Collect all the lines that mention the word "Python".

_ _ _

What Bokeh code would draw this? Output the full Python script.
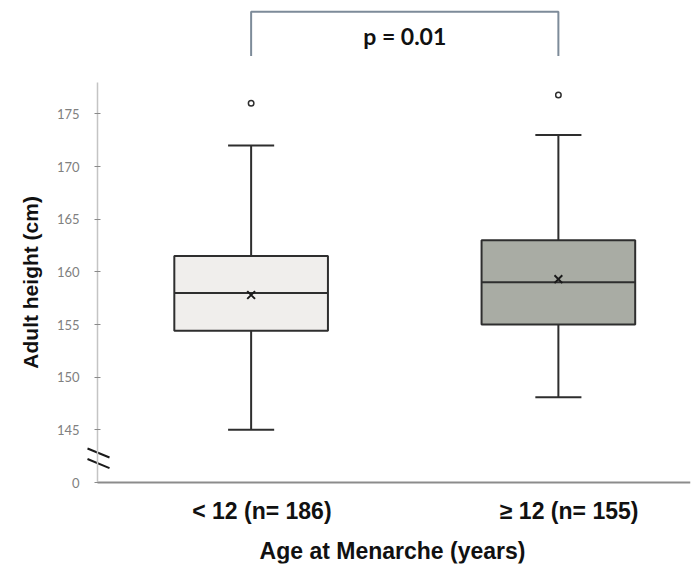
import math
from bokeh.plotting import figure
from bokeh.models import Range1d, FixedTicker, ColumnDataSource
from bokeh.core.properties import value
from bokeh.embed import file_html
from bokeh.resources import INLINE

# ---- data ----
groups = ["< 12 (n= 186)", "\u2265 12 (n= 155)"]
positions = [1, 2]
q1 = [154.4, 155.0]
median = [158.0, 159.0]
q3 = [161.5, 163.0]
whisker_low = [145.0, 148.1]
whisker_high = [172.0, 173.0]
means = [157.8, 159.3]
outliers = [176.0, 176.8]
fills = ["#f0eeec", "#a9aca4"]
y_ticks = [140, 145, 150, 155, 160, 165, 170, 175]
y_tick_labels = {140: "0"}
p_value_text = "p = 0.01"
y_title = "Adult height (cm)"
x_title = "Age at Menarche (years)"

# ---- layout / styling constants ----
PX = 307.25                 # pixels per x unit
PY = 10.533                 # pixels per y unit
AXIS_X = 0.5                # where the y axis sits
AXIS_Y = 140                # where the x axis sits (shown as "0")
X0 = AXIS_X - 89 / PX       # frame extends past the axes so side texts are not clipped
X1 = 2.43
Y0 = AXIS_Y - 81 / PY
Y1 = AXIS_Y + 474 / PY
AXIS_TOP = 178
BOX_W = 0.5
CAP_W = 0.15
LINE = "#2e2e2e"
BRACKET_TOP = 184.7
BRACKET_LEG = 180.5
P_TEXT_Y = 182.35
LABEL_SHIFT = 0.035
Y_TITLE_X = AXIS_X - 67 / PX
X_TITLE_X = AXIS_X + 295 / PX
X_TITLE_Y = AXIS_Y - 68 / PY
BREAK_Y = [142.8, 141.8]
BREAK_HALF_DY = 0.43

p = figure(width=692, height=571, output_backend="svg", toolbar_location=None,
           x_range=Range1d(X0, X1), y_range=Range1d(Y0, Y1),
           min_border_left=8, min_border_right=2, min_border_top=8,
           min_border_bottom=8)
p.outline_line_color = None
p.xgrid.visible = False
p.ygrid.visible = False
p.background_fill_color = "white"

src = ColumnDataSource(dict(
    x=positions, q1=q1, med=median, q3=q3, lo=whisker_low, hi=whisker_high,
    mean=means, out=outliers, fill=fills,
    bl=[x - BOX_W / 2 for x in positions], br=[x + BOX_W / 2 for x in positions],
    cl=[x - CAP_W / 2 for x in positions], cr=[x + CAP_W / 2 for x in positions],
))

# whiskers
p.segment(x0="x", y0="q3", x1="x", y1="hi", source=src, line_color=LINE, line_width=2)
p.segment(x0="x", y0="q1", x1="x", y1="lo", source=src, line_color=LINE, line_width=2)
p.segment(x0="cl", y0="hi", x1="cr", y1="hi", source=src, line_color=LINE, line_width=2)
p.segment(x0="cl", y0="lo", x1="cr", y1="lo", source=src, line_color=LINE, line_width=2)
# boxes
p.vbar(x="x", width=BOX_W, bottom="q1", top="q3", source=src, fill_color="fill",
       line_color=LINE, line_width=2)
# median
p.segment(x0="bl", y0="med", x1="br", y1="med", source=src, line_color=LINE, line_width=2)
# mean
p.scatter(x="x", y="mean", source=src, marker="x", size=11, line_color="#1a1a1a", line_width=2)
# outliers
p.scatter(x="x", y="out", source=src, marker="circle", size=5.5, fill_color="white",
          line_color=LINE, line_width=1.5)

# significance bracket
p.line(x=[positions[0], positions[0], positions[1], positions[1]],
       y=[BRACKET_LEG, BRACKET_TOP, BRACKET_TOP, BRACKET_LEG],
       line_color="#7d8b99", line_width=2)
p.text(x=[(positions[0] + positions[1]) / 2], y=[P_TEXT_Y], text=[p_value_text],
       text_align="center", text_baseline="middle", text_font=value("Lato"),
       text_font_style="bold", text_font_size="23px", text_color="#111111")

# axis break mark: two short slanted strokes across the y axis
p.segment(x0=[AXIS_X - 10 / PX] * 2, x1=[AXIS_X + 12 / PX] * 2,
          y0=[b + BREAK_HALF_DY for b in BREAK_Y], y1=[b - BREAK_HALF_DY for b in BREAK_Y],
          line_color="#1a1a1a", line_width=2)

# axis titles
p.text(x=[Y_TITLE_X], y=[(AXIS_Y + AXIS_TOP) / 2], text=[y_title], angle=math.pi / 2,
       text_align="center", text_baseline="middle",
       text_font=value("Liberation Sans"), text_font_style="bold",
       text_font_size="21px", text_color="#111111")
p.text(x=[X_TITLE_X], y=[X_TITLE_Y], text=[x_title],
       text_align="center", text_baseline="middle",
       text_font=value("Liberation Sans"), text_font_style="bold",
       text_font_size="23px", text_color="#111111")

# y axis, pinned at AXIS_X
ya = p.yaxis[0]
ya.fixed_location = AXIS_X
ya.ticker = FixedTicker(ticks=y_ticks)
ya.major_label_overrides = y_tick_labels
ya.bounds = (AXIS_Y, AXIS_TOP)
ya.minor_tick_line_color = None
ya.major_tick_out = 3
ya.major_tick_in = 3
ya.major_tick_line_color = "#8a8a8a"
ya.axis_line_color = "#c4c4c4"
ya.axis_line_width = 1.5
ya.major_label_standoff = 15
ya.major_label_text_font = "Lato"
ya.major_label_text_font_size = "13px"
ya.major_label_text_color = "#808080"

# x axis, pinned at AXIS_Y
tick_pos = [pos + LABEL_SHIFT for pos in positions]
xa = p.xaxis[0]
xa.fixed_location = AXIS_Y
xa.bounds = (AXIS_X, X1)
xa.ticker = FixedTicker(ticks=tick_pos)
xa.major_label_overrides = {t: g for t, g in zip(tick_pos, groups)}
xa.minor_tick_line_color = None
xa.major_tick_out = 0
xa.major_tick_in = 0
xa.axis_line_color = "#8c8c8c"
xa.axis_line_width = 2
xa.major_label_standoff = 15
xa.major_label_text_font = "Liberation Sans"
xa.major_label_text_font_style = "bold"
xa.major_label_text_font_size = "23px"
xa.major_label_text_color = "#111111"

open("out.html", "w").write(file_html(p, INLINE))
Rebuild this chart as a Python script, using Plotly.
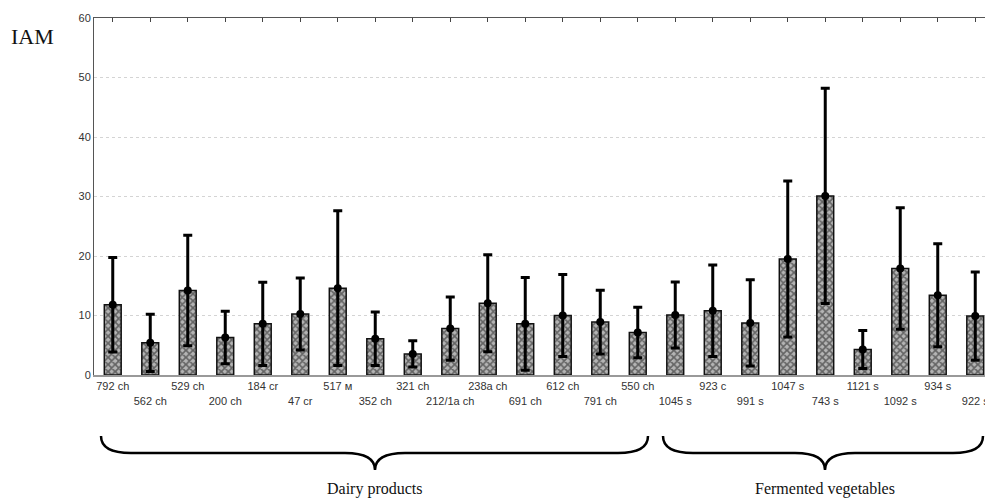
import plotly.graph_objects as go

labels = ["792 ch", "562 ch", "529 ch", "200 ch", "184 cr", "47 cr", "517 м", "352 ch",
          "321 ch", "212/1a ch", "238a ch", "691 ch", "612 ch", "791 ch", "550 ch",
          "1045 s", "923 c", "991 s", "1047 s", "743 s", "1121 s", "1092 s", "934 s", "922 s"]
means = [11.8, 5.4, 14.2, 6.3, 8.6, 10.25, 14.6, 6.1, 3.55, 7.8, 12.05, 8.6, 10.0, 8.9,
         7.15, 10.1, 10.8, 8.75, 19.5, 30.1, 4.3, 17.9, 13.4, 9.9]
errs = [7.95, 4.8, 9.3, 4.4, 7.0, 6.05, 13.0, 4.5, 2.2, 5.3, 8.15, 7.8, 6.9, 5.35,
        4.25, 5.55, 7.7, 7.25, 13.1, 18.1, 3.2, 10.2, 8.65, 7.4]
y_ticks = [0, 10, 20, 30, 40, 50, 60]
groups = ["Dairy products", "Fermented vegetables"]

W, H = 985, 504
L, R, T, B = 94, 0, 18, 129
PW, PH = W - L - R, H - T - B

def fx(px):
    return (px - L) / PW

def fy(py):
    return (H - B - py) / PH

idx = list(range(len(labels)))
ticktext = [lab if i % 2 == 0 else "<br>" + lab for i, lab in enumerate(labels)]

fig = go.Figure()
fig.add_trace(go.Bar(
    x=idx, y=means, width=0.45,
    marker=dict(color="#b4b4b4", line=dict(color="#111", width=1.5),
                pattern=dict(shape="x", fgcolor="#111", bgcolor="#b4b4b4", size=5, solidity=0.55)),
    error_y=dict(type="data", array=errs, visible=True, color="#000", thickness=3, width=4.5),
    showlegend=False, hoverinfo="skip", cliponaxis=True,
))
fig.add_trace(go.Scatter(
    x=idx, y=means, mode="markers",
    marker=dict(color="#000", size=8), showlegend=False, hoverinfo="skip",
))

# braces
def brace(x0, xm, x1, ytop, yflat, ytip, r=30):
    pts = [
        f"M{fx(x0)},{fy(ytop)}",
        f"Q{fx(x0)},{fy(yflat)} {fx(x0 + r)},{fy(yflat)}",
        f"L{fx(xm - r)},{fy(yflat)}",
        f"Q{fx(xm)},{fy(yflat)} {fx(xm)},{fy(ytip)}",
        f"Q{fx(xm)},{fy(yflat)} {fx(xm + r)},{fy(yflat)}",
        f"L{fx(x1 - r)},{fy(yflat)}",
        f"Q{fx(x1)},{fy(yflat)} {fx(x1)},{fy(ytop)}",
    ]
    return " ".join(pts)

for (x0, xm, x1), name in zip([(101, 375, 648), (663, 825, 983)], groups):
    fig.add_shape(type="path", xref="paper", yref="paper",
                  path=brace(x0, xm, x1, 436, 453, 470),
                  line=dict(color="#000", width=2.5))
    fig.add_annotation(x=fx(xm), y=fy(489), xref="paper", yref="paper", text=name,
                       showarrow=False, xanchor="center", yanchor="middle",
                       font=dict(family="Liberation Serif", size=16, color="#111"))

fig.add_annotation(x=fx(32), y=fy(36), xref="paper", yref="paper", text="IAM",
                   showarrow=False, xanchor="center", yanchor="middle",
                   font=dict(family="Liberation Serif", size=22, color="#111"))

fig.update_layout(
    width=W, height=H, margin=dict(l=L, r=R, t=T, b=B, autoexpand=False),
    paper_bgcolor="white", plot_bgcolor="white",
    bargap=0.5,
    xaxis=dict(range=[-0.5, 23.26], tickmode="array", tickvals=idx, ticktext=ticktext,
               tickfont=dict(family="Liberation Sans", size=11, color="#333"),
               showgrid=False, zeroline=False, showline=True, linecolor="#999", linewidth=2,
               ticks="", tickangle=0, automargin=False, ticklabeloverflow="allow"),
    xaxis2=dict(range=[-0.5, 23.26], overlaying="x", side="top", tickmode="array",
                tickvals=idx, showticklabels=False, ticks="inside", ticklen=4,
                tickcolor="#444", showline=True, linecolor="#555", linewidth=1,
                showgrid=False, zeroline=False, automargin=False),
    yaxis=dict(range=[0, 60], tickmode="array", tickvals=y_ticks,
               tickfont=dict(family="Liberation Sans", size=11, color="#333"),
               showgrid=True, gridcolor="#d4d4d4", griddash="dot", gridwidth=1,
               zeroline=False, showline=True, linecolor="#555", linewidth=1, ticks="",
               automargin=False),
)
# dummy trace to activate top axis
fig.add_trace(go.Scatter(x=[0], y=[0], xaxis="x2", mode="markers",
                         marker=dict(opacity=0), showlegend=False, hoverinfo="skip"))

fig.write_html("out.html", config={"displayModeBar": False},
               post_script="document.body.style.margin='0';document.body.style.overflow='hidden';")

_ _ _

- **OUTPUT OF THE EXERCISE**:
What Bokeh code would draw this? Output the full Python script.
Rebuild this chart as a Python script, using Plotly.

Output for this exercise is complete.